Merton and art

Reading Angelic Mistakes: the Art of Thomas Merton, edited by Roger Lipsey (2006). The heart of the book is the collection of images of Merton’s inkbrush work, with selected passages from his writings. The untitled art works are expressionist, and towards the end of Merton’s life, despite the increasing influence of Eastern thought, his work still reflected the untrained dilettante working for his own creativity.

One can see why, as editor Lipsey notes, these works should remain fairly obscure except for Merton devotees. Although born of artist parents, Merton had no formal training and nearly despaired of attempting to work out a theory of art within his Catholic tradition, which did not address non-religious art, especially not expressionist or modern.

Not until the mid-sixties did two confluences encourage Merton: his achievement of hermit status, with his own quarters as a hermit, and his discovery of Zen calligraphy and D. T. Suzuki.

As to Merton’s hermit status, Lipsey concludes: “It was the solitude of the hermitage. Had there been no hermitage, there would have been no art.” As to the influence of Zen on his art, Merton described his works as “neither rustic nor urbane, Eastern nor Western, perhaps can be called … Zen Catholicism” — here using Aelred Graham’s famous book title.

The book does not delve into the effect of being a hermit (well, Merton was never completely a hermit) on Merton’s art, but choice passages from his writings do show this effect. “It is true,” Merton wrote in his Turning Towards the World, “places and situations are not supposed to matter. This one [referring to his hermitage] makes a tremendous difference. Real silence. Real solitude. Peace.” So much so that in the Notebooks, Merton came to refer to his sessions working on art as “collaborations with solitude.”

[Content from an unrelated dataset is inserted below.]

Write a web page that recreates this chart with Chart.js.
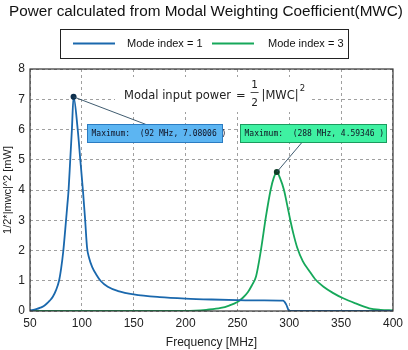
<!DOCTYPE html>
<html>
<head>
<meta charset="utf-8">
<script src="https://cdn.jsdelivr.net/npm/chart.js@4.4.1/dist/chart.umd.min.js"></script>
<style>
  html, body { margin: 0; padding: 0; background: #fff; }
</style>
</head>
<body>
<canvas id="mwcChart" width="408" height="350"></canvas>
<script>
// values
const freqMode1 = [50, 52, 56, 60, 63, 66, 69, 72, 75, 78, 80, 82, 84, 85, 86, 87.2, 88.8, 90.4, 92,
  96, 98.5, 101, 103, 105, 107, 110, 114, 118, 125, 135, 150, 175, 200, 225, 250, 275, 294, 297, 300, 350, 400];
const powerMode1 = [0.02, 0.03, 0.06, 0.11, 0.16, 0.24, 0.34, 0.47, 0.68, 1.0, 1.4, 1.95, 2.7, 3.1, 3.5, 4.0, 5.0, 6.0, 7.08006,
  6.0, 5.0, 4.0, 3.1, 2.1, 1.75, 1.45, 1.2, 1.0, 0.8, 0.66, 0.55, 0.46, 0.41, 0.38, 0.36, 0.35, 0.34, 0.22, 0, 0, 0];

const freqMode3 = [50, 100, 150, 200, 209, 220, 234, 242, 250, 255, 260, 264, 268, 272.6, 277.4, 282, 285, 288,
  291, 294.9, 298, 301, 304, 307.6, 313, 318.8, 325, 333, 342, 352, 364, 377, 388, 400];
const powerMode3 = [0, 0, 0, 0, 0.01, 0.04, 0.1, 0.18, 0.3, 0.43, 0.62, 0.85, 1.15, 2.0, 3.1, 4.0, 4.4, 4.59346,
  4.4, 4.0, 3.5, 3.0, 2.55, 2.1, 1.65, 1.35, 1.05, 0.8, 0.6, 0.42, 0.25, 0.09, 0.04, 0.02];

const seriesLabels = ['Mode index = 1', 'Mode index = 3'];
const seriesColors = ['#1a68ad', '#16a85a'];
const xTickStep = 50;
const yTickStep = 1;

const peaks = [
  { x: 92, y: 7.08006, text: 'Maximum:  (92 MHz, 7.08006 )', fill: '#5cb5f2', edge: '#2b7cc2',
    boxX: 105.3, boxY: 6.17, w: 135, lineX: 161.6, lineY: 6.17 },
  { x: 288, y: 4.59346, text: 'Maximum:  (288 MHz, 4.59346 )', fill: '#3ff1a2', edge: '#1b9b5e',
    boxX: 252.3, boxY: 6.17, w: 146, lineX: 312.4, lineY: 5.58 }
];

function toPoints(xs, ys) {
  return xs.map((x, i) => ({ x, y: ys[i] }));
}

const decorations = {
  id: 'decorations',
  afterDatasetsDraw(chart) {
    const { ctx, chartArea: a, scales: { x, y } } = chart;
    ctx.save();

    // frame round the plot
    ctx.strokeStyle = '#333';
    ctx.lineWidth = 1.2;
    ctx.strokeRect(a.left, a.top, a.right - a.left, a.bottom - a.top);

    // formula text on white
    ctx.fillStyle = '#fff';
    ctx.fillRect(115, 77, 197, 35);
    ctx.fillStyle = '#222';
    ctx.textBaseline = 'alphabetic';
    ctx.textAlign = 'left';
    ctx.font = '11.5px "DejaVu Sans"';
    let cx = 124;
    ctx.fillText('Modal input power', cx, 99);
    cx += ctx.measureText('Modal input power').width + 5;
    ctx.fillText('=', cx, 99);
    cx += ctx.measureText('=').width + 5;
    ctx.font = '10.5px "DejaVu Sans"';
    ctx.textAlign = 'center';
    ctx.fillText('1', cx + 4, 88);
    ctx.fillText('2', cx + 4, 106);
    ctx.fillRect(cx, 92, 8, 0.8);
    cx += 11;
    ctx.textAlign = 'left';
    ctx.font = '11.5px "DejaVu Sans"';
    ctx.fillText('|MWC|', cx, 99);
    cx += ctx.measureText('|MWC|').width + 1;
    ctx.font = '8.5px "DejaVu Sans"';
    ctx.fillText('2', cx, 91);

    // maximum labels
    peaks.forEach(p => {
      const px = x.getPixelForValue(p.x), py = y.getPixelForValue(p.y);
      ctx.strokeStyle = '#2a4a60';
      ctx.lineWidth = 0.9;
      ctx.beginPath();
      ctx.moveTo(px, py);
      ctx.lineTo(x.getPixelForValue(p.lineX), y.getPixelForValue(p.lineY));
      ctx.stroke();

      const bx = Math.round(x.getPixelForValue(p.boxX)) + 0.5;
      const by = Math.round(y.getPixelForValue(p.boxY)) + 0.5;
      ctx.fillStyle = p.fill;
      ctx.fillRect(bx, by, p.w, 18);
      ctx.strokeStyle = p.edge;
      ctx.lineWidth = 1;
      ctx.strokeRect(bx, by, p.w, 18);
      ctx.fillStyle = '#112';
      ctx.font = '8px "DejaVu Sans Mono"';
      ctx.textAlign = 'left';
      ctx.textBaseline = 'middle';
      ctx.fillText(p.text, bx + 4, by + 9.5);
    });
    ctx.restore();
  },
  afterDraw(chart) {
    const { ctx } = chart;
    ctx.save();
    // title
    ctx.fillStyle = '#111';
    ctx.font = '15.3px "Liberation Sans"';
    ctx.textAlign = 'center';
    ctx.textBaseline = 'middle';
    ctx.fillText('Power calculated from Modal Weighting Coefficient(MWC)', 206, 12);

    // legend box
    ctx.fillStyle = '#fff';
    ctx.fillRect(60.5, 29.5, 288, 29);
    ctx.strokeStyle = '#222';
    ctx.lineWidth = 1;
    ctx.strokeRect(60.5, 29.5, 288, 29);
    const items = [[73, 127], [212, 268]];
    ctx.font = '11px "Liberation Sans"';
    ctx.textAlign = 'left';
    items.forEach(([lx, tx], i) => {
      ctx.strokeStyle = seriesColors[i];
      ctx.lineWidth = 2;
      ctx.beginPath();
      ctx.moveTo(lx, 43.5);
      ctx.lineTo(lx + 42, 43.5);
      ctx.stroke();
      ctx.fillStyle = '#111';
      ctx.fillText(seriesLabels[i], tx, 44);
    });
    ctx.restore();
  }
};

function peakRadius(p) {
  return c => (c.raw && c.raw.x === p.x ? 3 : 0);
}

const ctx = document.getElementById('mwcChart').getContext('2d');
new Chart(ctx, {
  type: 'line',
  data: {
    datasets: [{
      label: seriesLabels[0],
      data: toPoints(freqMode1, powerMode1),
      borderColor: seriesColors[0],
      borderWidth: 1.8,
      pointRadius: peakRadius(peaks[0]),
      pointBackgroundColor: '#0d2f4d',
      pointBorderWidth: 0,
      cubicInterpolationMode: 'monotone'
    }, {
      label: seriesLabels[1],
      data: toPoints(freqMode3, powerMode3),
      borderColor: seriesColors[1],
      borderWidth: 1.8,
      pointRadius: peakRadius(peaks[1]),
      pointBackgroundColor: '#0d3f25',
      pointBorderWidth: 0,
      cubicInterpolationMode: 'monotone'
    }]
  },
  options: {
    responsive: false,
    animation: false,
    layout: { padding: { left: 0, right: 11, top: 69, bottom: 0 } },
    plugins: {
      legend: { display: false },
      title: { display: false },
      tooltip: { enabled: false }
    },
    scales: {
      x: {
        type: 'linear',
        min: 50,
        max: 400,
        afterFit(s) { s.height = 39; },
        ticks: { stepSize: xTickStep, color: '#222', padding: 5, maxRotation: 0,
          font: { family: 'Liberation Sans', size: 12 } },
        grid: { color: '#a0a0a0', drawTicks: false },
        border: { display: false, dash: [3, 3] },
        title: { display: true, text: 'Frequency [MHz]', color: '#222', padding: 0,
          font: { family: 'Liberation Sans', size: 12 } }
      },
      y: {
        min: 0,
        max: 8,
        afterFit(s) { s.width = 30; },
        ticks: { stepSize: yTickStep, color: '#222', padding: 5,
          font: { family: 'Liberation Sans', size: 12 } },
        grid: { color: '#a0a0a0', drawTicks: false },
        border: { display: false, dash: [3, 3] },
        title: { display: true, text: '1/2*|mwc|^2 [mW]', color: '#222', padding: 1,
          font: { family: 'Liberation Sans', size: 11 } }
      }
    }
  },
  plugins: [decorations]
});
</script>
</body>
</html>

The presence of Zen in his awareness was transformative, and we will never know how far Merton would have taken it. It was certainly transformative for his creativity: “What really matters to me is meditation — and whatever creative work really springs from it,” he wrote in The Other Side of the Mountain.

Zen and his Christianity, Zen and his creativity, Zen and his whole personality — this was uppermost in his last years. Merton nearly predicted where he was going: “Suddenly there is a point where religion becomes laughable. Then you decide that you are nevertheless religious.”